Groff has asked the Court to define the legal standard for what constitutes an “undue hardship” as one that involves “significant difficulty or expense.” He also asks the Court to make clear that an employer cannot demonstrate “undue hardship” by showing only that “the requested accommodation burdens the employee’s coworkers rather than the business itself.”
Meanwhile the Biden administration — predictably — doesn’t want Groff’s religious beliefs accommodated. Solicitor General Elizabeth Prelogar wrote in papers opposing Groff’s request for review that “simply skipping petitioner in the rotation for Sunday work would have violated both a collectively bargained (memorandum of understanding) and a specific settlement” and that Groff’s absence caused the only other rural carrier at the station to “bear the burden of Amazon Sundays alone during the 2017 peak season.”
On the other hand, some non-Christian religious groups are backing Groff. In an amicus brief filed with the Court, the Sikh Coalition, Muslim Advocates and the Islam and Religious Freedom Action Team argue that although the current legal standard “eviscerates the right to accommodations for practitioners of all faiths, it has especially pernicious effects for religious minorities.” The groups add that “adherents to minority faiths more often require workplace accommodations because their religious traditions are not already accommodated."
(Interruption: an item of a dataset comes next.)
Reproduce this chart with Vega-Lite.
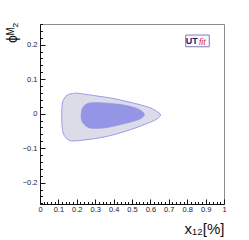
{
  "$schema": "https://vega.github.io/schema/vega-lite/v6.json",
  "width": 184,
  "height": 180,
  "autosize": {"type": "none"},
  "padding": {"left": 40, "top": 24, "right": 25, "bottom": 36},
  "background": "#ffffff",
  "config": {
    "view": {"stroke": "#8c8c8c", "strokeWidth": 1},
    "axis": {"grid": false, "domainColor": "#111111", "domainWidth": 1, "tickColor": "#111111", "tickWidth": 1,
             "labelFont": "Liberation Sans", "labelFontSize": 7.5, "labelColor": "#222222", "labelOverlap": false, "labelFlush": false,
             "titleFont": "Liberation Sans", "titleFontWeight": "normal", "titleColor": "#111111"}
  },
  "datasets": {
    "contours": [
      {"c": "outer", "i": 0, "x": 0.118, "y": -0.007},
      {"c": "outer", "i": 1, "x": 0.121, "y": 0.028},
      {"c": "outer", "i": 2, "x": 0.133, "y": 0.045},
      {"c": "outer", "i": 3, "x": 0.149, "y": 0.054},
      {"c": "outer", "i": 4, "x": 0.174, "y": 0.058},
      {"c": "outer", "i": 5, "x": 0.207, "y": 0.059},
      {"c": "outer", "i": 6, "x": 0.326, "y": 0.050},
      {"c": "outer", "i": 7, "x": 0.408, "y": 0.043},
      {"c": "outer", "i": 8, "x": 0.505, "y": 0.031},
      {"c": "outer", "i": 9, "x": 0.589, "y": 0.019},
      {"c": "outer", "i": 10, "x": 0.630, "y": 0.008},
      {"c": "outer", "i": 11, "x": 0.655, "y": -0.004},
      {"c": "outer", "i": 12, "x": 0.630, "y": -0.017},
      {"c": "outer", "i": 13, "x": 0.589, "y": -0.027},
      {"c": "outer", "i": 14, "x": 0.505, "y": -0.044},
      {"c": "outer", "i": 15, "x": 0.408, "y": -0.060},
      {"c": "outer", "i": 16, "x": 0.326, "y": -0.070},
      {"c": "outer", "i": 17, "x": 0.228, "y": -0.077},
      {"c": "outer", "i": 18, "x": 0.174, "y": -0.079},
      {"c": "outer", "i": 19, "x": 0.147, "y": -0.073},
      {"c": "outer", "i": 20, "x": 0.128, "y": -0.059},
      {"c": "outer", "i": 21, "x": 0.120, "y": -0.036},
      {"c": "inner", "i": 0, "x": 0.223, "y": -0.007},
      {"c": "inner", "i": 1, "x": 0.227, "y": 0.011},
      {"c": "inner", "i": 2, "x": 0.239, "y": 0.022},
      {"c": "inner", "i": 3, "x": 0.261, "y": 0.030},
      {"c": "inner", "i": 4, "x": 0.299, "y": 0.032},
      {"c": "inner", "i": 5, "x": 0.353, "y": 0.031},
      {"c": "inner", "i": 6, "x": 0.435, "y": 0.027},
      {"c": "inner", "i": 7, "x": 0.505, "y": 0.019},
      {"c": "inner", "i": 8, "x": 0.543, "y": 0.011},
      {"c": "inner", "i": 9, "x": 0.568, "y": -0.002},
      {"c": "inner", "i": 10, "x": 0.549, "y": -0.014},
      {"c": "inner", "i": 11, "x": 0.516, "y": -0.021},
      {"c": "inner", "i": 12, "x": 0.446, "y": -0.031},
      {"c": "inner", "i": 13, "x": 0.370, "y": -0.040},
      {"c": "inner", "i": 14, "x": 0.299, "y": -0.043},
      {"c": "inner", "i": 15, "x": 0.261, "y": -0.040},
      {"c": "inner", "i": 16, "x": 0.239, "y": -0.031},
      {"c": "inner", "i": 17, "x": 0.227, "y": -0.021}
    ]
  },
  "resolve": {"axis": {"x": "independent", "y": "independent"}},
  "layer": [
    {
      "data": {"name": "contours"},
      "transform": [{"filter": "datum.c == 'outer'"}],
      "mark": {"type": "line", "interpolate": "cardinal-closed", "fill": "#dcdce8", "stroke": "#9a9aee", "strokeWidth": 1},
      "encoding": {
        "x": {"field": "x", "type": "quantitative",
              "scale": {"domain": [0, 1], "nice": false, "zero": false},
              "axis": {"orient": "bottom", "title": "x₁₂[%]", "titleFontSize": 15, "titleAnchor": "end", "titleAlign": "right", "titleX": 184, "titleY": 29, "titleBaseline": "alphabetic",
                       "values": [0,0.1,0.2,0.3,0.4,0.5,0.6,0.7,0.8,0.9,1],
                       "format": ".1~f", "tickSize": -5, "labelPadding": 6}},
        "y": {"field": "y", "type": "quantitative",
              "scale": {"domain": [-0.262, 0.26], "nice": false, "zero": false},
              "axis": {"orient": "left", "title": "ϕᴹ₂", "titleFontSize": 14, "titleAngle": -90, "titleAlign": "right", "titleBaseline": "middle", "titleX": -28, "titleY": -2,
                       "values": [-0.2,-0.1,0,0.1,0.2],
                       "format": ".1~f", "tickSize": -5, "labelPadding": 8}},
        "order": {"field": "i", "type": "quantitative"}
      }
    },
    {
      "data": {"name": "contours"},
      "transform": [{"filter": "datum.c == 'inner'"}],
      "mark": {"type": "line", "interpolate": "cardinal-closed", "fill": "#9595e5", "stroke": "#9595e5", "strokeWidth": 0.5},
      "encoding": {
        "x": {"field": "x", "type": "quantitative",
              "axis": {"orient": "bottom", "title": null, "labels": false, "domain": false, "tickSize": -2.5,
                       "values": [0.02,0.04,0.06,0.08,0.12,0.14,0.16,0.18,0.22,0.24,0.26,0.28,0.32,0.34,0.36,0.38,0.42,0.44,0.46,0.48,0.52,0.54,0.56,0.58,0.62,0.64,0.66,0.68,0.72,0.74,0.76,0.78,0.82,0.84,0.86,0.88,0.92,0.94,0.96,0.98]}},
        "y": {"field": "y", "type": "quantitative",
              "axis": {"orient": "left", "title": null, "labels": false, "domain": false, "tickSize": -2.5,
                       "values": [-0.26,-0.24,-0.22,-0.18,-0.16,-0.14,-0.12,-0.08,-0.06,-0.04,-0.02,0.02,0.04,0.06,0.08,0.12,0.14,0.16,0.18,0.22,0.24,0.26]}},
        "order": {"field": "i", "type": "quantitative"}
      }
    },
    {
      "data": {"values": [{}]},
      "mark": {"type": "rect", "fill": "#fbfbff", "stroke": "#7c7cae", "strokeWidth": 1},
      "encoding": {
        "x": {"datum": 0.792, "type": "quantitative", "axis": null},
        "x2": {"datum": 0.92},
        "y": {"datum": 0.228, "type": "quantitative", "axis": null},
        "y2": {"datum": 0.194}
      }
    },
    {
      "data": {"values": [{}]},
      "mark": {"type": "text", "text": "UT", "font": "Liberation Sans", "fontWeight": "bold", "fontSize": 9, "color": "#1c1c78", "align": "center", "baseline": "alphabetic"},
      "encoding": {
        "x": {"datum": 0.825, "type": "quantitative", "axis": null},
        "y": {"datum": 0.203, "type": "quantitative", "axis": null}
      }
    },
    {
      "data": {"values": [{}]},
      "mark": {"type": "text", "text": "fit", "font": "Liberation Sans", "fontStyle": "italic", "fontSize": 8.5, "color": "#e02828", "align": "center", "baseline": "alphabetic"},
      "encoding": {
        "x": {"datum": 0.882, "type": "quantitative", "axis": null},
        "y": {"datum": 0.198, "type": "quantitative", "axis": null}
      }
    }
  ]
}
Sens. James Lankford, R-Okla., Tim Scott, R-S.C., and Marco Rubio, R-Fla., and a group of lawmakers in the House of Representatives urge the Court to revisit its definition for assessing whether a particular accommodation would constitute an “undue burden” on an employer. Groff’s proposal, they write, is more consistent with the text of the law and Congress’ purpose in passing it.
How will this Supreme Court decide Groff’s case? It is always dangerous to make predictions. It is, however, worth noting that, in addition to being a very pro-religious freedom Court, three justices — Samuel Alito, Clarence Thomas and Neil Gorsuch — have previously called for the Court to revisit Hardison.
Not all Americans will feel huge sympathy for Gerald Groff; however you read the situation, his supervisors tried to accommodate him, and one can understand why coworkers complained.
That said, we mustn’t forget that Groff’s Sabbatarian beliefs would once have been held by a majority of American churchgoers. They were part of the fabric of our lives. Just as we do not expect observant Jews to violate the Sabbath by working after sundown on Fridays, we shouldn’t refuse to extend a similar protection to Christians with Sabbatarian beliefs that were once mainstream — and held by many Catholics. If we do, we will be making nonsense of the legal guarantees of religious freedom. It really is as simple as that.
Oral argument in Groff v. DeJoy has not yet been scheduled. A decision by the Court is expected by late June.